The cause matters because the right to individually buy into the existing employer-sponsored group health plan.

So, if the employer no longer exists, and the employer-sponsored health plan no longer exists, the right to buy in is meaningless.

If your company is buying from an insurance company, that insurance company is required to offer the same plan to the former employee.
It matters if it was a self-insured plan i.e. the company itself paid insurance claims.
In my case, my company "self-insures" but they hire processors (Bluecross, CIGNA, etc) to handle the claims. I doubt that any employer is processing all claims themselves directly. I would have to do the research, but it seems sensible to me that the processor would require some amount of money in escrow (or some other insurance policy) to cover such an event.
Most companies do and thus, most people believe they have a policy from the processor, not their company. Also many companies hire processors for payroll too (ADP and the likes). Does it seem sensible to you that in this case the payroll processor would require some amount of money in escrow to cover severance, PTO, California's WARN etc in case of bankruptcy?
Similar to people thinking they have a policy from the processor rather than their employer, health providers are completely unaware that my employer pays the bills. If the providers don't get paid according to the contract, they'll go after the processor. The processor wants a buffer, insists on escrow or something.

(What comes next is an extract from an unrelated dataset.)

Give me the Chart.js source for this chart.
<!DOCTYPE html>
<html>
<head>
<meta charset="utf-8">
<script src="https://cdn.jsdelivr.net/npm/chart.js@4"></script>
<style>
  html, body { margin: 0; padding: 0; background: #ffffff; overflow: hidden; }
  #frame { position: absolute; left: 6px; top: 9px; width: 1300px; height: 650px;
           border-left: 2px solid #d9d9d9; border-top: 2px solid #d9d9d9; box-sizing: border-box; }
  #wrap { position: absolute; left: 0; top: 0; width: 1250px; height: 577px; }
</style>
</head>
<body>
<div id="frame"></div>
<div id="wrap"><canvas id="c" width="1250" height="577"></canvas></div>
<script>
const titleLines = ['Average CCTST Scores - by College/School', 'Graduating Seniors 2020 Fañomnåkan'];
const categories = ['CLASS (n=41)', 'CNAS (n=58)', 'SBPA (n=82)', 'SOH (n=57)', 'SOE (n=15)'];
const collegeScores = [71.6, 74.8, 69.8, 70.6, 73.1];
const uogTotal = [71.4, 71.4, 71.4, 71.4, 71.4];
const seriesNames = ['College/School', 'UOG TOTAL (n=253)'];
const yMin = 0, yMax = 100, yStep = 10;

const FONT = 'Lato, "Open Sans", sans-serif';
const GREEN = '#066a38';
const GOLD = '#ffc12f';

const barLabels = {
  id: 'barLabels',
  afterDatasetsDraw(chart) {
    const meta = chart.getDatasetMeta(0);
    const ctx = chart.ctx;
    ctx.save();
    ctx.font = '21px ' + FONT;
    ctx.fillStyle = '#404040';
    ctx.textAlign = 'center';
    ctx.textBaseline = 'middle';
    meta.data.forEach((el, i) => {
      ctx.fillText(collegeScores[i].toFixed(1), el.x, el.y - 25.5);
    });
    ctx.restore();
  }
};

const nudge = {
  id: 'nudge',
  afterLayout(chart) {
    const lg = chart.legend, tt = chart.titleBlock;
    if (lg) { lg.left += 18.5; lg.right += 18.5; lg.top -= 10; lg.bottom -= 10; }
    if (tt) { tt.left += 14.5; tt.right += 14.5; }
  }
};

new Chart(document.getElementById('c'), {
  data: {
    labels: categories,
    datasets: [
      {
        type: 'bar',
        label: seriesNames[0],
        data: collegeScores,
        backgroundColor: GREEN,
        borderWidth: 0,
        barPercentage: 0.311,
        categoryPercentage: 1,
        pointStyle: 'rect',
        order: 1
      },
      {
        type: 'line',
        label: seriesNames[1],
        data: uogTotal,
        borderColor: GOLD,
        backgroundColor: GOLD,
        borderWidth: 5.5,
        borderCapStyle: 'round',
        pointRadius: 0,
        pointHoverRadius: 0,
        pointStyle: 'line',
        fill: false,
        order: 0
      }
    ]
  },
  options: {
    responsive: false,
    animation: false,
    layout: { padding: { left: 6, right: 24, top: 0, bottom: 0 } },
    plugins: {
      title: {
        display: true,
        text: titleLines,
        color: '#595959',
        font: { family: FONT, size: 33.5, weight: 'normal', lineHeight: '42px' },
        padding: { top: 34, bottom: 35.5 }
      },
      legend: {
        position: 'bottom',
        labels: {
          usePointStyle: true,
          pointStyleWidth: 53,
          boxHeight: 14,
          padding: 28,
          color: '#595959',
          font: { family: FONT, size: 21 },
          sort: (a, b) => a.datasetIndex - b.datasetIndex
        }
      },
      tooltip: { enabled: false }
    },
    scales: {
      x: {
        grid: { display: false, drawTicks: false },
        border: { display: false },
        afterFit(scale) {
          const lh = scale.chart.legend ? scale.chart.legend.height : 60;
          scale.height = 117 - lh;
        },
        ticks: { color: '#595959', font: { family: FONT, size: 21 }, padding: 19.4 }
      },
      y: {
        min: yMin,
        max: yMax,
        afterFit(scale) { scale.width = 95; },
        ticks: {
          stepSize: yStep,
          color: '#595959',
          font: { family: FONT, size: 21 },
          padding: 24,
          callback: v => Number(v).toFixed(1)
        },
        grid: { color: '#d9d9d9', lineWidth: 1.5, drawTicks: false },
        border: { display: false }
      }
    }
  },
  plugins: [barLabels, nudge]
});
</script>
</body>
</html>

As employees, people are seldom under the delusion that they work for, e.g., ADP. My last company paid me through a processor. My direct deposits showed as coming from the processor. To any bank, it looked as if I was employed by the processor, but the employees knew who the employer was. Should the employer suddenly cease to exist and owe employees anything, employees will go after the employer, not ADP.

> If the providers don't get paid according to the contract, they'll go after the processor.

No, not really. Do a search of "insurance claim denied" and see who is on the hook. Even in the case when the processor simply decides not to pay.

“...according to the contract” is the operative phrase there.